Le petit garçon avait abandonné le livre au bout de
quelques chapitres. L’ennui d’un empilement de connaissances ne servant qu’à
faire retarder l’action avait eu raison de lui. Pourtant l’ouvrage se
recommandait de toutes les caractéristiques de la « littérature de
jeunesse » …
Mais le livre n’était pas à mettre dans toutes les mains,
manifestement. Il déborde toutes les attentes. Il fallait attendre le bon
moment.
La surprise fut d’y trouver ce qui concerne chacun. Elle
fut de découvrir que l’on pouvait y prendre un immense plaisir sans être spécialement
attiré par la chasse à la baleine. C’est pourtant bien le sujet, abondamment
traité. Mais ce traitement approfondi, qui ne nous épargne aucun détail
technique, scientifique, mythologique sur son objet, est déjà ce qui le rend
intéressant. L’approfondissement d’un coin de l’univers, la lutte du langage
pour le faire rendre sa vérité, quand cette lutte est suffisamment tenace, le
rendra non seulement intéressant, mais captivant, de première importance, C’est
que tout est dans tout. Pour dire le tout, il faut bien commencer par un bout.
Ce bout, pour Melville, c’est la baleine. Elle nous donne la clé d’une
anthropologie, d’une histoire de l’humanité, d’une philosophie. Je ne suis pas
si persuadé qu’il s’agisse d’un roman « allégorique ». C’est aller un
peu vite en besogne. Il s’agit d’une immense récapitulation saisie en un moment
crucial de l’histoire humaine. Et c’est aussi une poétique.
Comment Melville parvient-il à captiver son lecteur pour
un sujet qui lui est a priori indifférent ? La pêche à la baleine des
Frères Jacques me paraissait suffire sur la question…
Il prend simplement la chose au sérieux. Il creuse son
sujet. Il le révèle. L’écrivain permet au lecteur de dépasser l’idée première.
Il ouvre ses yeux, découvre tout un monde. Il adopte le parti-pris des choses.

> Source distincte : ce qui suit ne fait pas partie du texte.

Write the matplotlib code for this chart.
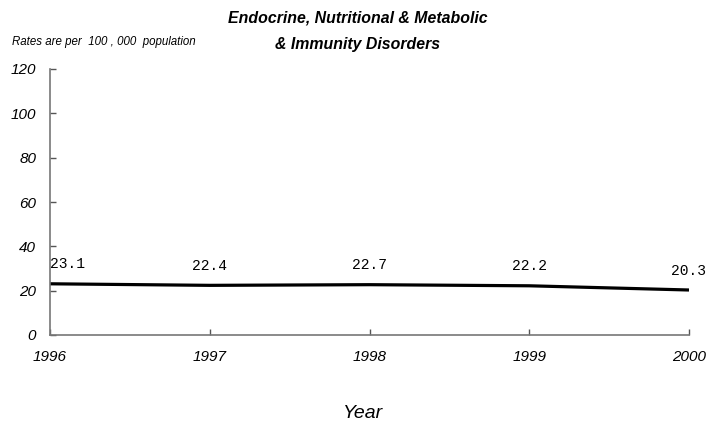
import matplotlib
matplotlib.use("Agg")
import matplotlib.pyplot as plt

years = [1996, 1997, 1998, 1999, 2000]
rates = [23.1, 22.4, 22.7, 22.2, 20.3]
yticks = [0, 20, 40, 60, 80, 100, 120]

SANS = "Liberation Sans"

fig = plt.figure(figsize=(7.09, 4.26), dpi=100)
ax = fig.add_axes([50/709, 1-335/426, 639/709, 266/426])

ax.plot(years, rates, color="black", lw=2.3, solid_capstyle="butt")
ax.set_xlim(years[0], years[-1])
ax.set_ylim(0, 120)
ax.set_xticks(years)
ax.set_yticks(yticks)
ax.set_xticklabels([str(y) for y in years], fontstyle="italic", family=SANS, fontsize=11)
ax.set_yticklabels([str(y) for y in yticks], fontstyle="italic", family=SANS, fontsize=11)
ax.tick_params(axis="both", direction="in", length=4.5, color="#555555", width=1)
ax.tick_params(axis="x", pad=11)
ax.tick_params(axis="y", pad=10)
for s in ["top", "right"]:
    ax.spines[s].set_visible(False)
for s in ["left", "bottom"]:
    ax.spines[s].set_color("#777777")
    ax.spines[s].set_linewidth(1.2)

for i, (x, y) in enumerate(zip(years, rates)):
    ha = "left" if i == 0 else "center"
    ax.annotate(f"{y:.1f}", (x, y), xytext=(0, 14), textcoords="offset points",
                ha=ha, va="center", family="Liberation Mono", fontsize=10.5)

fig.text(358/709, 1-18/426, "Endocrine, Nutritional & Metabolic", ha="center", va="center",
         fontstyle="italic", fontweight="bold", family=SANS, fontsize=11.4)
fig.text(358/709, 1-45/426, "& Immunity Disorders", ha="center", va="center",
         fontstyle="italic", fontweight="bold", family=SANS, fontsize=11.4)
fig.text(12/709, 1-42/426, "Rates are per  100 , 000  population", ha="left", va="center",
         fontstyle="italic", family=SANS, fontsize=8.3)
fig.text(363/709, 1-414/426, "Year", ha="center", va="center",
         fontstyle="italic", family=SANS, fontsize=14)

fig.savefig("out.png", dpi=100)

Dans une activité comme la pêche, il montre que tout est
lié : le Péquod fait le tour de la terre. C’est une sorte d’arche de Noé
lancée vers un but. Les hommes n’y sont pas tant des personnages à la subtile
psychologie que des travailleurs, dont chacun a sa fonction bien précise :
le récit tourne autour de l’action, la chasse, la capture, mais aussi le dépeçage,
le conditionnement, le transport.
Le sujet perd de sa gratuité quand on aperçoit que la
pêche à la baleine dit un moment de l’histoire du monde : la recherche des
ressources. Il n’y avait pas encore de pétrole, mais déjà de l’huile de baleine,
qui permettait entre autres de s’éclairer. Le carnage est motivé par le besoin
d’énergie. Cela nous rappelle quelque chose. Nous sommes sur le seuil : la
pêche s’effectue encore de façon romantique, « équitable », sur des
bateaux à voile. Mais ces bateaux sont déjà des usines, ils sont entièrement
ordonnés à la transformation de la graisse de baleine en huile, et la description
de cette usine flottante tient pour beaucoup dans la fascination du livre. Nos
aventuriers sillonnent les océans pour accumuler de l’énergie : nous
sommes à le veille de la révolution énergétique du pétrole. La visée est le
pouvoir démultiplié par l’exploitation des ressources naturelles. La technique
et les savoirs faire artisanaux, si amoureusement décrits dans le récit, sont
mobilisés en vue de cette fin unique. Le roman nous prévient pourtant, par
toutes ses voix poétiques, mythologiques, bibliques, philosophiques :
cette poursuite est un leurre, pire : une malédiction, un hybris sans
pareil. Un monde entier s’écroule, s’effondre, coule et disparaît dans la quête
de ce mauvais but.
Le récit de la poursuite de Moby Dick occupe une place
modeste dans la masse de ce texte océanique. On attend pendant un tiers du
livre pour apprendre l’existence de cette baleine hors du commun. Puis on l’oublie
un peu tout en la recherchant en vain, le baleinier fait son travail : il
tue et conditionne des baleines. Au passage, rien ne nous est épargné des
spécificités de ces animaux, ni des bateaux qui les poursuivent, ni des
pratiques de chasse et de traitement. Moby Dick est truffé de Boucliers
d’Achille. Melville a retenu la leçon : pour qu’une description soit
supportable, il faut qu’elle aille au bout du phénomène, qu’elle soit exhaustive
et plus encore, qu’elle épuise le dicible dans un combat improbable, mené à
armes inégales. Alors elle devient une bénédiction du récit. Ainsi la description
de la gare d’Anvers au début de l’Austerlitz de Sebald. Mais il n’y a
pas que la description, il y a l’explication : le narrateur, Ismaël,
introduit le lecteur dans les us et coutume de la mer. Il déborde souvent de
son propos pour de longues dissertations au cours desquelles il récapitule l’histoire
de la pêche et de ses techniques, le savoir naturaliste, halieutique,
zoologique. Il y mêle des méditations, des avertissements, des réflexions, des
sermons : tous les registres du langage sont convoqués. Cette insistance,
cette diversité de moyens, cette reprise incessante de son objet immense, qui
pourrait lasser, rebuter, décourager, fait la grandeur de l’ouvrage, qui est un
corps à corps avec l’expression. Que peut le langage pour dire le monde ?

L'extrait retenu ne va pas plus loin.